Just don't make this one more accomplishment other child-bearing women think they have to aim for.
Pregnancy and the recovery time from childbirth have been, for many women, one of the few sacred times in their lives when they can give themselves a little space, a little grace and respect their bodies without trying to correct or improve upon them.
Pregnancy isn't an illness, as people used to believe, but it is still a tremendously demanding physical event that women need and deserve time to recover from.
Paula Radcliffe is the women's marathon record holder who ran throughout her pregnancy.

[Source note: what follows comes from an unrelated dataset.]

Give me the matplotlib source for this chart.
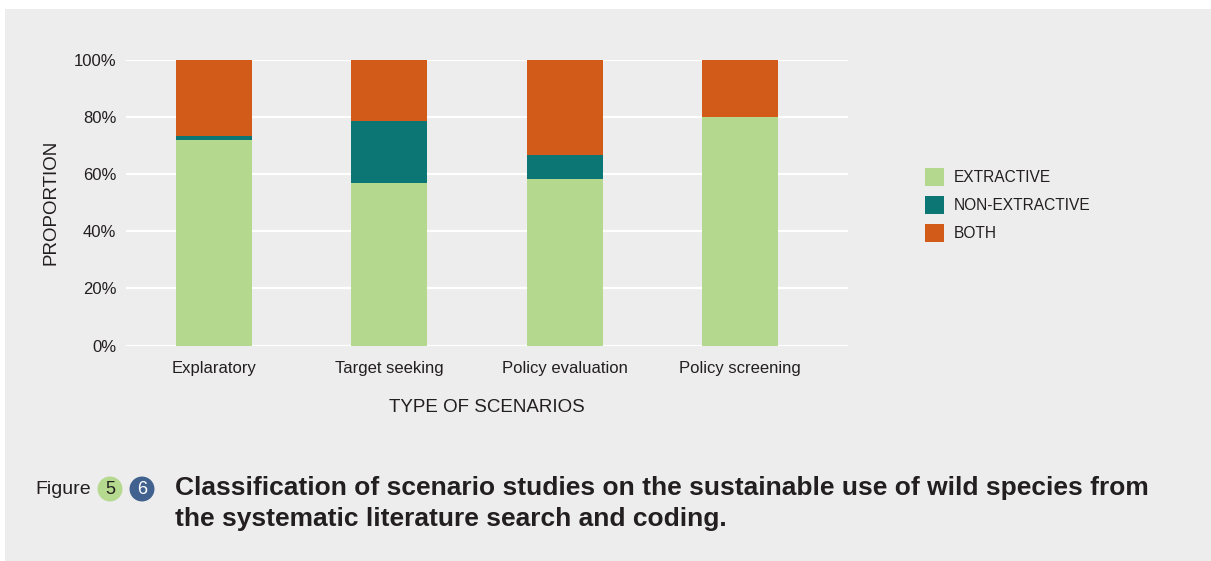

She did something amazing when she ran a two-hour, 23 minute marathon so soon after giving birth, and she did it beautifully, happily and well.
Other women can celebrate that fact without feeling the urge to extract a performance standard from it.
2 Comments:
As a new mom and a runner, it was neat to watch her. But it was just as scary to read the NY Times article I read the day before. She started running TWO WEEKS after giving birth, and subsequently injured herself, which required more than 4 weeks off. A few months later, she suffered another overuse injury.
She is a BAD EXAMPLE. Because of people like her (who don't have injuries but run too soon), I wondered what was wrong with me when I couldn't run without hurting my knees until 4 months post-partum. Later, I learned that you shouldn't run until 4 months because of all of the relaxin hormone still in your body, position of your hips, etc.
So, I celebrate her post-partum achievements, but certainly she is no one to emulate in how she approached her training.
Natalie Hastings
Why the snarky comment, Ms. Ramsey? Why not just celebrate this woman (and new mother) for her achievement, instead of automatically assuming that she's going to the source of other women placing "unrealistic" expectation on themselves?
Furthermore, who are YOU to determine what people should look up to? I'd rather aspire to be a marathon runner than another of the growing ranks of morbidly obese Americans.
The bottom line is that very very very few new mothers (if any) are going to look at this woman's accomplishment and feel like they need to run a marathon tomorrow--unless they were perhaps hard-core, dedicated marathon runners before.
It's sad when we can't just celebrate another's significant accomplishment without adding snark, bitterness, and maybe a bit of jealousy to the mix.